What if Your Lender CAN'T Produce the Note?
If a lender wants to foreclose, it has to show that it is, in fact, the appropriate party to whom the money is owed. That right to foreclose belongs ONLY to the party who has legitimate POSSESSION OF THE ORIGINAL NOTE - not a copy, not an electronic entry, but the original note itself with the original signature of the person(s) who allegedly owes the money along with appropriate raised notary seal and signature. So, any homeowner faced with foreclosure has every right to demand the lender first prove to the Court that they have the legal right do to so by proving they have legal possession of the original promissory note.
What the Lender Must Do
Often the lender claims it has lost or destroyed the original note. If the lender is making such a claim, the law requires them to prove all of the following under the "Uniform Commercial Code." The UCC contains a specific provision on this subject (Section 3-309) which states a lender can enforce a promissory note without having the original, BUT only under certain limited circumstances.

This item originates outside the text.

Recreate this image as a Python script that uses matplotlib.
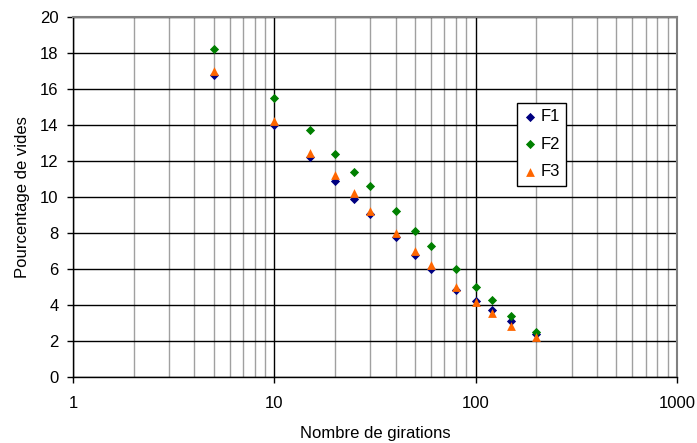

- The lender has to swear and attest that it no longer has the original note;
- The lender has to prove that it was properly in possession of the note and was entitled to enforce it WHEN it lost possession of the note;
- The lender has to prove it didn't "lose" possession simply because it transferred the note to someone else (i.e., it's not really lost); and
- The lender has to prove that it cannot produce the original note because the instrument was destroyed or its whereabouts cannot be determined or it was stolen by someone who had no right to it.
The Court's Important Role
It is up to the Court to determine whether the lender has satisfactorily proven why it no longer can produce the original note. The Court also has to be satisfied that when the original note was lost, the lender had legal possession of it at the time it was lost. Until the Court has been satisfied of all of this, the foreclosure cannot proceed.
It is also important for the Court itself to understand that this issue is not merely a "technicality" and the judge should not be satisfied with anything less than full proof of this issue. The Court itself needs to appreciate that if it should agree that an original note has been legitimately lost (and allows the foreclosure to proceed) it is the borrower who is still at risk.
Incredibly, even if a Court has found that the original note is lost and the foreclosure sale is finalized, if someone later turns up with the original note and proves that it is the proper holder of the note, and not the lender who foreclosed on the property, the original borrower is STILL LIABLE.
Your lender took back your home and the Court allowed it because it believed they proved the note was lost and it was the proper party. Then someone legitimate shows up with the actual note and you still owe that person the money even though your property was taken with the blessing of the Court. This is a very serious issue regarding post foreclosures and post pre-foreclosure short-sales.
An overwhelming percentage of mortgages granted over the last 3 to 5 years have been packaged into securities and re-sold and re-assigned numerous times since the inception of the borrower's original note and mortgage. In some states, homeowners have better than a 50/50 chance of being successful in defending themselves against a completed foreclosure.